There is an Alaska coalition made up of all the environmentalist groups throughout the nation. There's 160 environmentalist organizations that have joined up to protect Arctic National Wildlife Refuge. We're non-profit organization, so we can't lobby, we can educate the public. And then this tribal Government that joined up with us, we, we formed like, a human rights organization to help us on this issue. We have church, all the church signed with us. The first one was the Methodist Church, the second was the Episcopal; we're all Episcopal, us Gwich'in People, we're converted Episcopal; Anglican over in Canada, and on this site it's Episcopal. And then we also practice our traditional way of believing too, and practice and living and eat and every day life that we always did have, that we still live that life.
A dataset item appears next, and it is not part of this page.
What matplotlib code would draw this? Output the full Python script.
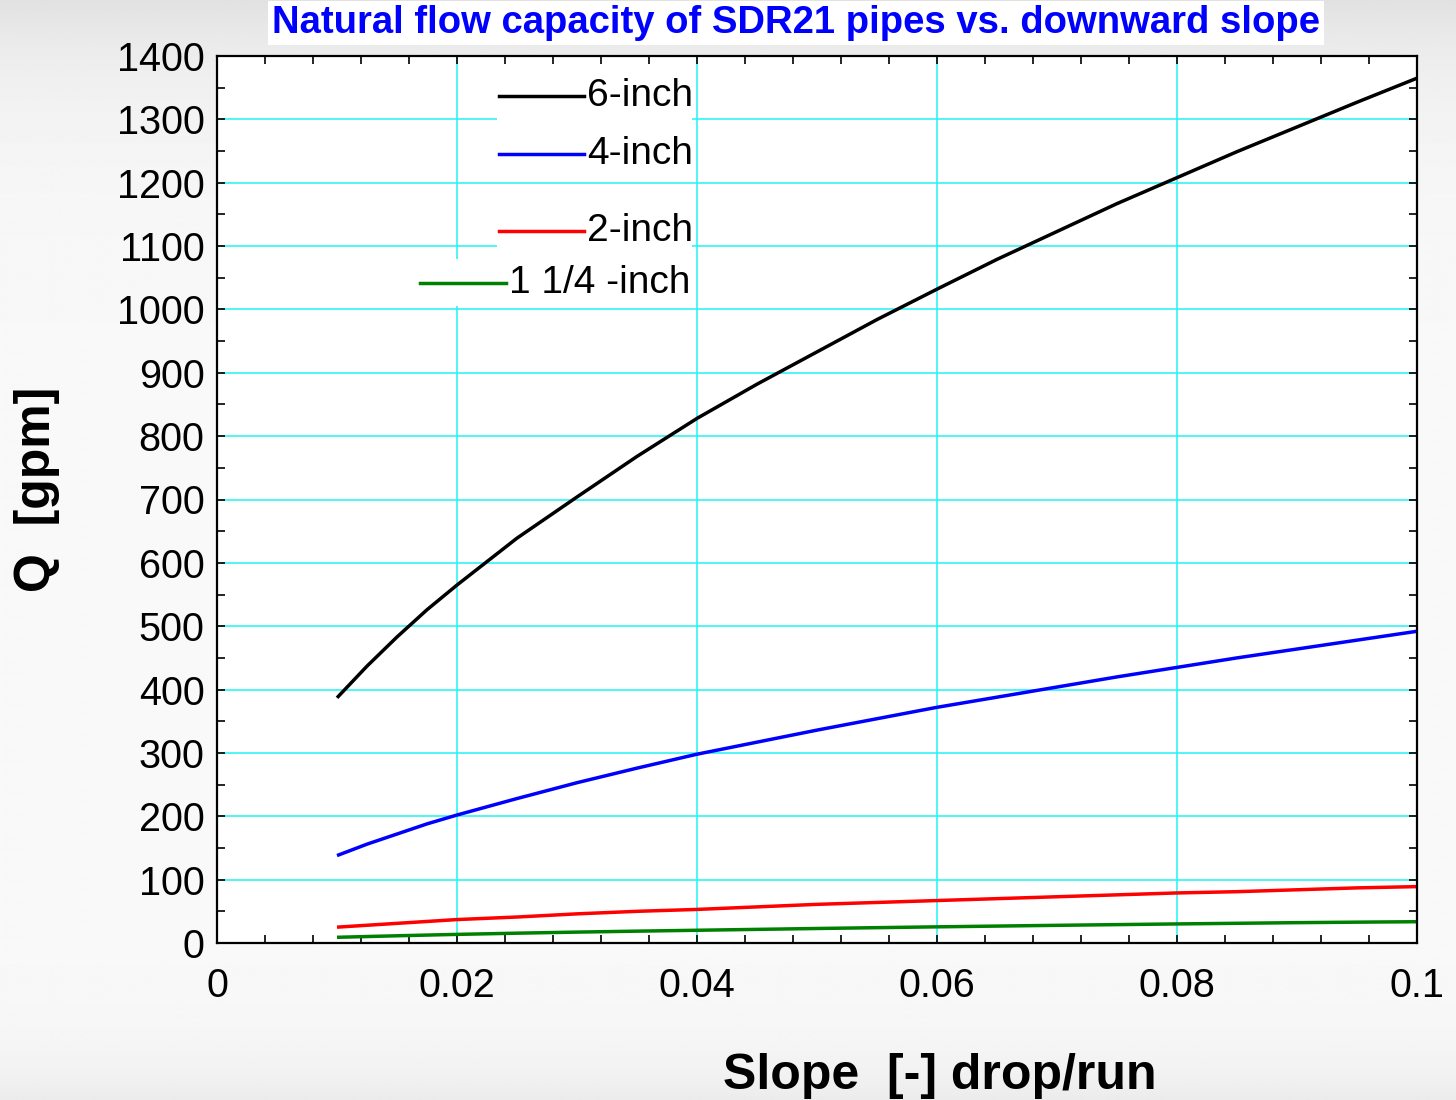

We live in two different worlds. And we try to meet these two and we're trying to meet halfway. To be who we are today and that's what make us strong and that what make us be united. And we think that that's how we're gonna survive, and we been surviving that way. And so when we make a coalition group of people on human rights, then tribe can address human rights, special groups interests can address human rights and the churches. And that's how we got our own coalition of human rights groups and supporting us.

Is there still a lot of animosity toward white people?
We taught not to be that way. My elders tell me that I have to be forgiving. I have to be generous and sharing and that's who we are and we've always been that way. That's what make us a special people, and we're natural to that. I have to catch myself a lot of times because I got a lot of resentment, and, and which is not right. I, I, I, I do, I try to correct that.

So you have hope?
Yeah, there is hope because right now we're getting our language back in place, we've got our tribal government back in place. If we wanna get away from our culture and go into the Western World, that's our decision to make. ...We gotta learn that we can stay in two worlds and be happy. This is where the Creator put us and we are, you know, that's what we were taught, and that's who we are.